The Royce Institute for advanced materials research and innovation has partnered with the MIB and Future BRH to provide a new instrument platform for the rapid discovery and engineering of biological systems for the manufacture of advanced Materials from Biology and bio-based materials for clean growth. This is a crucial and burgeoning area of research for the Royce Future Chemicals Material Discovery theme and an important focus for the Future BRH.
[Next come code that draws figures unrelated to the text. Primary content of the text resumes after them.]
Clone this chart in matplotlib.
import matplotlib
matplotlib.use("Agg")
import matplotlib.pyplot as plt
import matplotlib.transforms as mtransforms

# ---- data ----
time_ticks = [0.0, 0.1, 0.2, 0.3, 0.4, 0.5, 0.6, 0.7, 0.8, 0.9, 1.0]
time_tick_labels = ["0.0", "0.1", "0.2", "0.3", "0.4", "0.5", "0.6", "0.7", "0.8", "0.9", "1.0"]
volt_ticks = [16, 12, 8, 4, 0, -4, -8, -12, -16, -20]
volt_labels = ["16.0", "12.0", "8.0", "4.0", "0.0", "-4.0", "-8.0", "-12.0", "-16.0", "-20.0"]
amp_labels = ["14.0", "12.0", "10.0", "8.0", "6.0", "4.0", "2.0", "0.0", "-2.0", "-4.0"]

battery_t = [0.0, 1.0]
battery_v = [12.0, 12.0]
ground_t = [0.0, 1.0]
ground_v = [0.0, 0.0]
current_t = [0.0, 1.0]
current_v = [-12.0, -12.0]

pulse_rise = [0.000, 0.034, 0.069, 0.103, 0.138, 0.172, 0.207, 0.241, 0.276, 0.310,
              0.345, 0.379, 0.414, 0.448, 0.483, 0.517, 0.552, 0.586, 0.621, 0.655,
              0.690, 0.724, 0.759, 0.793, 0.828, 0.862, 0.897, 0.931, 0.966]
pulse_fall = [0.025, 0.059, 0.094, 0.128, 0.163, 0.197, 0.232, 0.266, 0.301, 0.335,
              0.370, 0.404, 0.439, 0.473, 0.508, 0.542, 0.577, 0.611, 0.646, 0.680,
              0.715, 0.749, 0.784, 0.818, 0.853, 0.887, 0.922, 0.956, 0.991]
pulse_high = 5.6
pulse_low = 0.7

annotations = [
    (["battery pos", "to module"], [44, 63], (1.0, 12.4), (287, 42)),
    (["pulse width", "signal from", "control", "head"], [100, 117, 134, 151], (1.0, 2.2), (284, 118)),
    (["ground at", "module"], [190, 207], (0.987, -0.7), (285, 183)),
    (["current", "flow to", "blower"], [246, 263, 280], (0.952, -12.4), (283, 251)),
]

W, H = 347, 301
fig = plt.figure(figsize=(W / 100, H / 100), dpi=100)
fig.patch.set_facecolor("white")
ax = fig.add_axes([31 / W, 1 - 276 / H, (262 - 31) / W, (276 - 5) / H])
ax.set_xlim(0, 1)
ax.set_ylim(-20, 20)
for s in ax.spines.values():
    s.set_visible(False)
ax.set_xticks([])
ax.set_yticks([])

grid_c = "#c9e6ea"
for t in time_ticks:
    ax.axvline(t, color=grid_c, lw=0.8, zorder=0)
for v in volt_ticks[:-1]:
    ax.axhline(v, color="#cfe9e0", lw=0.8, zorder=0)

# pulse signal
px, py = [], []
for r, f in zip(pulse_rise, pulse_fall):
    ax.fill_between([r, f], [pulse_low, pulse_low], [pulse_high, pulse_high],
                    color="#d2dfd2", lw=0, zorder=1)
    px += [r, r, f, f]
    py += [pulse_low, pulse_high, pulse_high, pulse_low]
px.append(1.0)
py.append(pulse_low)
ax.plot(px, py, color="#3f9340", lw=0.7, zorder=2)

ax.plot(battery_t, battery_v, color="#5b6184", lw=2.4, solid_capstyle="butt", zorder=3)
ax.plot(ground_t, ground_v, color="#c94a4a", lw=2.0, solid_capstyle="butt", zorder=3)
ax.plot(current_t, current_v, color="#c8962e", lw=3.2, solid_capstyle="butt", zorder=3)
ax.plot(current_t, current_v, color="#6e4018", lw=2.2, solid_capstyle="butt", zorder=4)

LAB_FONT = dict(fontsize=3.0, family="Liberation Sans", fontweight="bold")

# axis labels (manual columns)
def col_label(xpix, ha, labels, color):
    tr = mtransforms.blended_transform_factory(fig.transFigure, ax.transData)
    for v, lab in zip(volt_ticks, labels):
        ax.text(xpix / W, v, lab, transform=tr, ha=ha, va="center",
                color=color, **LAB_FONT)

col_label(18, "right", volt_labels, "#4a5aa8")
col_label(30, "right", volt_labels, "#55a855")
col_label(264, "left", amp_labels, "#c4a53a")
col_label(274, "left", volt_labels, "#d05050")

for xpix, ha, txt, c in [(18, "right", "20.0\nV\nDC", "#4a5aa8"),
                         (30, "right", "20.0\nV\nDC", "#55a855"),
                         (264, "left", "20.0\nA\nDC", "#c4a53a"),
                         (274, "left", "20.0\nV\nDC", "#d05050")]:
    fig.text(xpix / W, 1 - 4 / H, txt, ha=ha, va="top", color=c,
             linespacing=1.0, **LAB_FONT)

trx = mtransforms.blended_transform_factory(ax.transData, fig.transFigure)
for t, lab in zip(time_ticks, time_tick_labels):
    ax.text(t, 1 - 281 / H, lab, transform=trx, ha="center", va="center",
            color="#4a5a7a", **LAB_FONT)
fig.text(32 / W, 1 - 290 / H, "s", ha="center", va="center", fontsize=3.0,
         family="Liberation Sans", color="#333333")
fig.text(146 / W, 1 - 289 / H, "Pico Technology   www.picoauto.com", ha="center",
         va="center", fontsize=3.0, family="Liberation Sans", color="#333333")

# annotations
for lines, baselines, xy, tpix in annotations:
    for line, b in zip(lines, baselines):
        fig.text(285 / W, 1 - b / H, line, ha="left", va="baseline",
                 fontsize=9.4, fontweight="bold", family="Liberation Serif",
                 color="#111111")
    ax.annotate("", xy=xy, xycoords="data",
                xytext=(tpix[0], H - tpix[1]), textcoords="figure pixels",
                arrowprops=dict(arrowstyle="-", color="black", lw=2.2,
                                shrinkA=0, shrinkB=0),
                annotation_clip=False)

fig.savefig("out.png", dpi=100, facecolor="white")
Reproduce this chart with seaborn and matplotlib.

Located on the first floor of the MIB the investment now provides an internationally field-leading infrastructure. Central to this capability is a newly installed integrated robotics platform which comprises a robotic arm and integration software that connects and controls a series of instruments including acoustic and pipette based liquid handling robots, plate sealers/de-sealers, centrifuges and incubators for automated (24/7) micro-titre plate-based protocols (including: generation of DNA libraries; culturing, transformation, incubation and growth of bacterial colonies; high throughput screening assays and product extraction). Further complementary equipment supported through this Royce investment comprises high throughput microbial colony picking, next generation sequencing (PacBio Sequel) and liquid and supercritical liquid chromatography (HPLC/SFC).
Through automated, high throughput enzyme engineering (directed evolution) and synthetic biology protocols the platform will allow us to harness the enormous chemical space provided by biology to engineer biological (microbial) systems for the synthesis of bio-produced materials. Key research areas include: the development of sustainable bio-based routes to advanced materials; end of life degradation and recycling; and development of next generation bio-inspired materials.
We are very excited to be developing this facility through collaboration with the Henry Royce Institute and the SYNBIOCHEM Centre. It will significantly enhance our ability to rapidly engineer biology for new materials discovery – Dr Ros Le Feuvre (Director of Operations FBRH).
Once fully operational this facility will be open to both academic and industrial users through the Henry Royce Institute.